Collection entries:
++++++++++

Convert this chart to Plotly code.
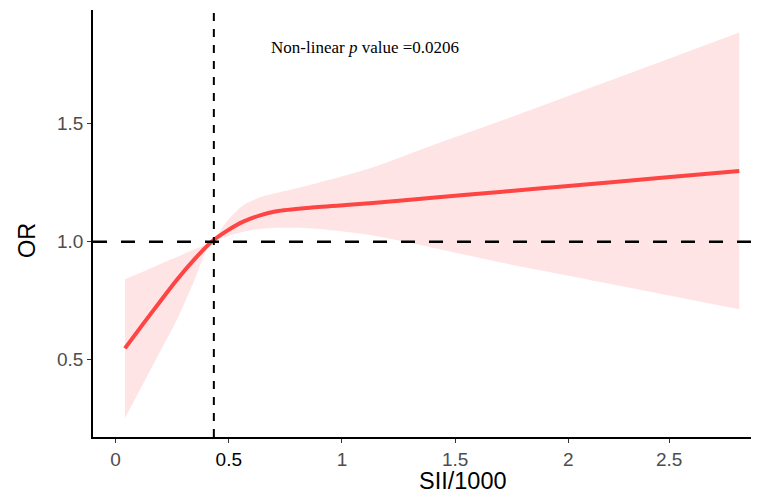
import plotly.graph_objects as go

# Data
sii = [0.041, 0.12, 0.196, 0.27, 0.343, 0.424, 0.49, 0.564, 0.638, 0.711, 0.858,
       1.124, 1.4, 1.698, 2.0, 2.4, 2.756]
or_fit = [0.548, 0.650, 0.746, 0.838, 0.920, 1.0, 1.045, 1.085, 1.112, 1.129, 1.144,
          1.163, 1.186, 1.211, 1.236, 1.270, 1.300]
or_upper = [0.841, 0.873, 0.905, 0.935, 0.966, 1.0, 1.085, 1.155, 1.188, 1.206, 1.240,
            1.311, 1.409, 1.511, 1.618, 1.760, 1.887]
or_lower = [0.252, 0.395, 0.534, 0.668, 0.824, 1.0, 1.021, 1.042, 1.054, 1.059, 1.057,
            1.028, 0.975, 0.913, 0.856, 0.781, 0.714]
ref_x = 0.434
x_tickvals = [0, 0.5, 1, 1.5, 2, 2.446]  # "2.5" label sits here in the reference
x_ticktext = ["0", "<span style='color:black'>0.5</span>", "1", "1.5", "2", "2.5"]
y_tickvals = [0.5, 1.0, 1.5]
y_ticktext = ["0.5", "1.0", "1.5"]

# The page body has an 8px margin, so the figure is drawn 8px in from the window corner.
OFF = 8
W, H = 759 - OFF, 494 - OFF
ml, mr, mt, mb = 93 - OFF, 0, 10 - OFF, 57
pw, ph = W - ml - mr, H - mt - mb


def px_to_paper(px, py):
    # px, py are window pixel coordinates
    return (px - OFF - ml) / pw, ((H - mb) - (py - OFF)) / ph


fig = go.Figure()
fig.add_trace(go.Scatter(x=sii, y=or_upper, mode="lines",
                         line=dict(width=0, shape="spline", smoothing=0.8),
                         hoverinfo="skip", showlegend=False))
fig.add_trace(go.Scatter(x=sii, y=or_lower, mode="lines",
                         line=dict(width=0, shape="spline", smoothing=0.8),
                         fill="tonexty", fillcolor="rgb(255,228,230)", hoverinfo="skip",
                         showlegend=False))
fig.add_trace(go.Scatter(x=sii, y=or_fit, mode="lines",
                         line=dict(color="rgb(255,68,68)", width=4, shape="spline", smoothing=0.8),
                         showlegend=False))

fig.add_shape(type="line", xref="paper", yref="y", x0=0, x1=1, y0=1, y1=1,
              line=dict(color="black", width=2.5, dash="14px,14px"))
fig.add_shape(type="line", xref="x", yref="y", x0=ref_x, x1=ref_x, y0=0.1725, y1=1.973,
              line=dict(color="black", width=2, dash="8px,8px"))

ax, ay = px_to_paper(365, 48)
fig.add_annotation(x=ax, y=ay, xref="paper", yref="paper", xanchor="center", yanchor="middle",
                   text="Non-linear <i>p</i> value =0.0206", showarrow=False,
                   font=dict(family="Liberation Serif", size=17, color="black"))
tx, ty = px_to_paper(463, 481)
fig.add_annotation(x=tx, y=ty, xref="paper", yref="paper", xanchor="center", yanchor="middle",
                   showarrow=False,
                   text="SII/1000", font=dict(family="Liberation Sans", size=23.5, color="black"))
ox, oy = px_to_paper(27, 241)
fig.add_annotation(x=ox, y=oy, xref="paper", yref="paper", xanchor="center", yanchor="middle",
                   showarrow=False, textangle=-90,
                   text="OR", font=dict(family="Liberation Sans", size=23.5, color="black"))

fig.update_layout(
    width=W, height=H, margin=dict(l=ml, r=mr, t=mt, b=mb, pad=0),
    paper_bgcolor="white", plot_bgcolor="white",
    font=dict(family="Liberation Sans"),
    xaxis=dict(range=[-0.100, 2.843], tickvals=x_tickvals, ticktext=x_ticktext,
               automargin=False,
               showgrid=False, zeroline=False, showline=True, linecolor="black", linewidth=1.8,
               ticks="outside", ticklen=4, tickcolor="#333333", tickwidth=1.2,
               tickfont=dict(size=19, color="#4D4D4D")),
    yaxis=dict(range=[0.1725, 1.982], tickvals=y_tickvals, ticktext=y_ticktext,
               automargin=False,
               showgrid=False, zeroline=False, showline=True, linecolor="black", linewidth=1.8,
               ticks="outside", ticklen=4, tickcolor="#333333", tickwidth=1.2,
               tickfont=dict(size=19, color="#4D4D4D")),
)

fig.write_html("out.html")
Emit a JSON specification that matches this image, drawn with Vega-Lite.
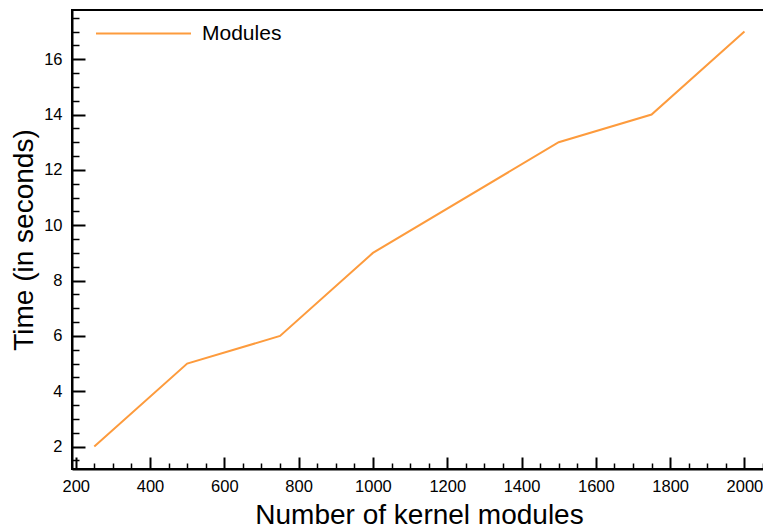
{
  "$schema": "https://vega.github.io/schema/vega-lite/v6.json",
  "autosize": "none",
  "padding": {"left": 72, "top": 10, "right": 0, "bottom": 61},
  "width": 694,
  "height": 459,
  "background": "white",
  "config": {
    "font": "Liberation Sans",
    "view": {"stroke": "black", "strokeWidth": 2}
  },
  "data": {
    "values": [
      {"modules": 250, "time": 2, "series": "Modules"},
      {"modules": 500, "time": 5, "series": "Modules"},
      {"modules": 750, "time": 6, "series": "Modules"},
      {"modules": 1000, "time": 9, "series": "Modules"},
      {"modules": 1500, "time": 13, "series": "Modules"},
      {"modules": 1750, "time": 14, "series": "Modules"},
      {"modules": 2000, "time": 17, "series": "Modules"}
    ]
  },
  "mark": {"type": "line", "strokeWidth": 2, "clip": true},
  "encoding": {
    "x": {
      "field": "modules",
      "type": "quantitative",
      "scale": {"domain": [190, 2058], "nice": false, "zero": false},
      "axis": {
        "title": "Number of kernel modules",
        "titleFont": "Liberation Sans",
        "titleFontSize": 28,
        "titleFontWeight": "normal",
        "titleColor": "black",
        "titlePadding": 1,
        "values": [200, 250, 300, 350, 400, 450, 500, 550, 600, 650, 700, 750, 800, 850, 900, 950, 1000, 1050, 1100, 1150, 1200, 1250, 1300, 1350, 1400, 1450, 1500, 1550, 1600, 1650, 1700, 1750, 1800, 1850, 1900, 1950, 2000, 2050],
        "labelExpr": "datum.value % 200 === 0 ? datum.label : ''",
        "labelOverlap": false,
        "labelFontSize": 16.5,
        "labelColor": "black",
        "labelPadding": 21,
        "format": "d",
        "grid": false,
        "domainColor": "black",
        "domainWidth": 2,
        "tickColor": "black",
        "tickWidth": {"condition": {"test": "datum.value % 200 === 0", "value": 2}, "value": 1.5},
        "tickSize": {"condition": {"test": "datum.value % 200 === 0", "value": -12}, "value": -6}
      }
    },
    "y": {
      "field": "time",
      "type": "quantitative",
      "scale": {"domain": [1.19, 17.78], "nice": false, "zero": false},
      "axis": {
        "title": "Time (in seconds)",
        "titleFont": "Liberation Sans",
        "titleFontSize": 28,
        "titleFontWeight": "normal",
        "titleColor": "black",
        "titlePadding": 5,
        "values": [1.5, 2, 2.5, 3, 3.5, 4, 4.5, 5, 5.5, 6, 6.5, 7, 7.5, 8, 8.5, 9, 9.5, 10, 10.5, 11, 11.5, 12, 12.5, 13, 13.5, 14, 14.5, 15, 15.5, 16, 16.5, 17, 17.5],
        "labelExpr": "datum.value % 2 === 0 ? format(datum.value, 'd') : ''",
        "labelOverlap": false,
        "labelFontSize": 16.5,
        "labelColor": "black",
        "labelPadding": 23,
        "grid": false,
        "domainColor": "black",
        "domainWidth": 2,
        "tickColor": "black",
        "tickWidth": {"condition": {"test": "datum.value % 2 === 0", "value": 2}, "value": 1.5},
        "tickSize": {"condition": {"test": "datum.value % 2 === 0", "value": -13}, "value": -7}
      }
    },
    "color": {
      "field": "series",
      "type": "nominal",
      "scale": {"range": ["#fd9b3d"]},
      "legend": {
        "title": null,
        "orient": "none",
        "legendX": 23,
        "legendY": -25,
        "symbolType": "stroke",
        "symbolSize": 9025,
        "symbolStrokeWidth": 2,
        "labelFontSize": 21,
        "labelColor": "black",
        "labelOffset": 10,
        "padding": 0
      }
    }
  }
}
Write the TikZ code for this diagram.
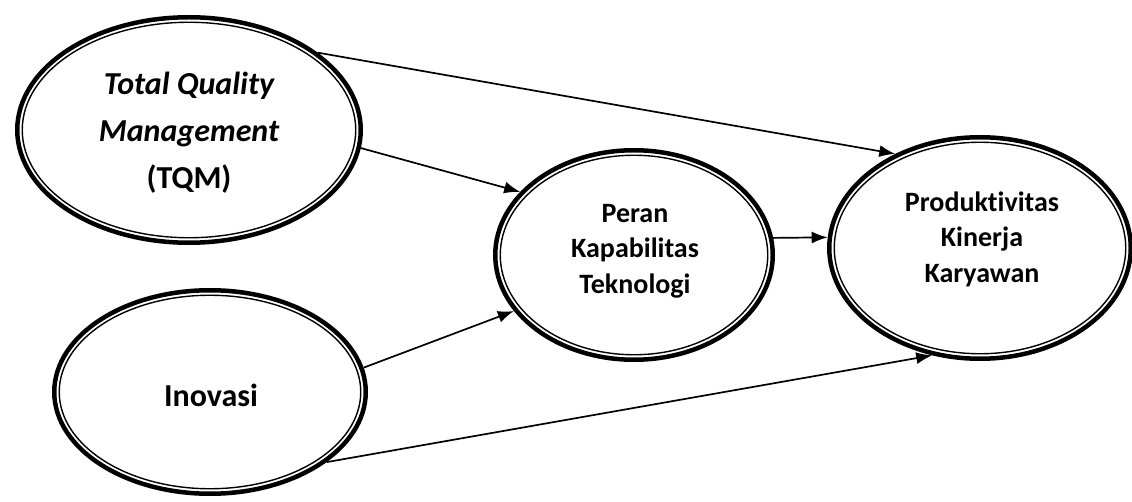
\documentclass[tikz,border=0pt]{standalone}
\usepackage{fontspec}
\setmainfont{Carlito}[Ligatures=NoCommon]
\usetikzlibrary{shapes.geometric,arrows.meta}
\begin{document}
\begin{tikzpicture}[x=1pt,y=-1pt,
  ring/.style={ellipse,draw,line width=4.5pt,inner sep=0pt},
  inner ring/.style={line width=1.4pt},
  big/.style={align=center,font=\fontsize{32}{47}\selectfont\bfseries},
  small/.style={align=center,font=\fontsize{28}{35.5}\selectfont\bfseries},
  link/.style={line width=1.7pt,-{Latex[length=16pt,width=12pt]}}]
\useasboundingbox (0,0) rectangle (1132,502);

% latent constructs: thick outer ellipse with a thin ring inside
\node[ring,minimum width=343.5pt,minimum height=225.5pt] (tqm) at (189,130) {};
\draw[inner ring] (tqm.center) ellipse [x radius=166.75pt,y radius=107.75pt];
\node[big] (tqmtext) at (189,133) {\itshape Total Quality\\ \itshape Management\\ (TQM)};

\node[ring,minimum width=311.5pt,minimum height=203.5pt] (ino) at (210,392) {};
\draw[inner ring] (ino.center) ellipse [x radius=150.75pt,y radius=96.75pt];
\node[big] (inotext) at (211,395) {Inovasi};

\node[ring,minimum width=277.5pt,minimum height=209.5pt] (peran) at (634,255) {};
\draw[inner ring] (peran.center) ellipse [x radius=133.75pt,y radius=99.75pt];
\node[small] (perantext) at (635,251) {Peran\\ Kapabilitas\\ Teknologi};

\node[ring,minimum width=301.5pt,minimum height=221.5pt] (prod) at (980,248) {};
\draw[inner ring] (prod.center) ellipse [x radius=145.75pt,y radius=105.75pt];
\node[small] (prodtext) at (982,239) {Produktivitas\\ Kinerja\\ Karyawan};

% structural paths
\draw[link] (tqm.31) -- (prod.132);
\draw[link] (tqm.-6) -- (peran.151);
\draw[link] (ino.9) -- (peran.205);
\draw[link] (peran.7) -- (prod.176);
\draw[link] (ino.-31) -- (prod.246);
\end{tikzpicture}
\end{document}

++++++++++

-- Problem statement --
In the records above, find the line containing "import plotly.graph_objects as go" and output every line from the first through that one, exactly, omitting pictures.

-- Solution to the problem --
Convert this chart to Plotly code.
import plotly.graph_objects as go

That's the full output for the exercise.